The Yeon Deung Hoe (Lotus Lantern Festival) is an annual event that colors Korea with bright lanterns in celebration of the birth of Buddha. Started as a religious festival during the Silla Dynasty (57 BC – AD 935), this traditional festival has come to be enjoyed by thousands of people every year, regardless of background, nationality, or religion.
The slogan for 2017’s festival is “We Can Make a World without Discrimination,” created with the aim of promoting respect and kindness by inviting citizens to come together. Various programs and events are scheduled, from the lantern parade featuring lanterns shaped like Buddhist instruments to a talk concert hosted by monks at the Buddhism culture plaza.
International visitors coming to Korea in late April should definitely not miss this wonderful opportunity! The Lotus Lantern Festival is a huge event that only takes place near the end of April. Read on to find out more about the diverse hands-on activities and things to see at the festival!
The highlight of the lotus lantern festival is the lantern parade! Passing Heunginjimun Gate on its way along Jongno Avenue all the way to Jogyesa Temple, this large scale parade is a true sight to behold. Following the theme of this year’s festival, the parade will include lanterns in the shape of the four Dharma instruments of Buddhism which represent guidance of all creatures living above ground, underground, in the sky, and in the waters. The inclusion of all forms of life shows the strong aspiration of Buddhists for salvation of all living creatures in a world without discrimination.
International visitors coming to watch the parade will also have the chance to learn the rhythmic movements of the parade with the help of over one hundred members of the Global Supporters group.

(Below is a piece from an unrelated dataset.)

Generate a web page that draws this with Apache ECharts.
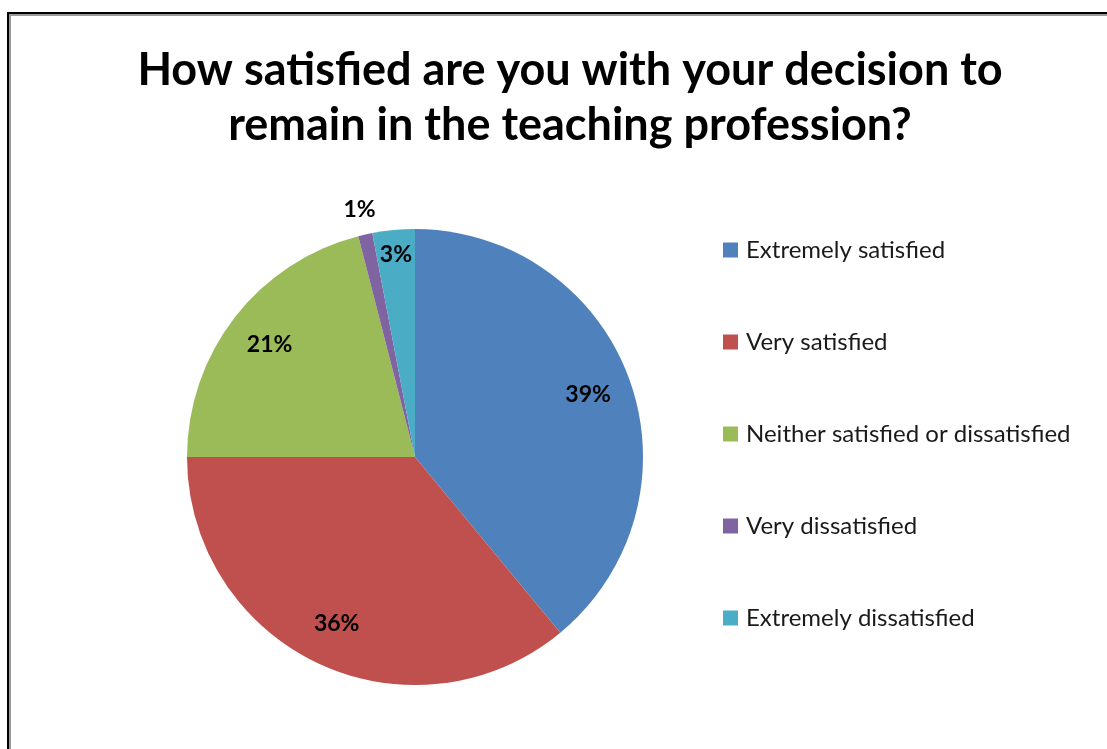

In addition, this year’s parade is expected to be quite special, with the participation of various nations carrying lanterns representing their countries, including Thailand and Taiwan.
In remembrance of the birth of Buddha, exhibitions of traditional lanterns will be on display for a ten-day period in various parts of Seoul including Ujeong Park by Jogyesa Temple, Bongeunsa Temple and Cheongyecheon Stream. These exhibitions provide a wonderful opportunity to marvel at the unassuming charm of Korea’s traditional paper, hanji. In particular, Cheonggyecheon Stream’s exhibition will display quality lanterns with a theme of “yeomcheon,” meaning “to think of the sky.”
The Traditional Culture Zone will be prepared in front of Jogyesa Temple, featuring approximately 130 booths run by Buddhist organizations and temples from across the nation. These booths provide a chance for visitors to learn about and better understand Buddhist culture. International visitors in particular will enjoy the chance to try temple foods and hands-on crafts.
One of the most popular activities is the lotus lantern contest (pre-reservation available) as participants can create their own personal lanterns. There are also many other hands-on activities and things to see in the culture zone. Buddhism-related performances, temple cuisines and experiences are also prepared for both local and international participants to enjoy and learn about this local culture using all five senses.
From the streets of Insa-dong to the road before Jogyesa Temple and all around the area of Jongno, the Lotus Lantern Festival will end in a final parade with grand lanterns and the music of a street performing troupe. The performers, visitors, and lanterns will come together for a fun and exciting time full of dancing and laughter in the streets.
*This column was last updated in April 2017, and therefore information may differ from what is presented here. We advise you to check details from the official website before visiting.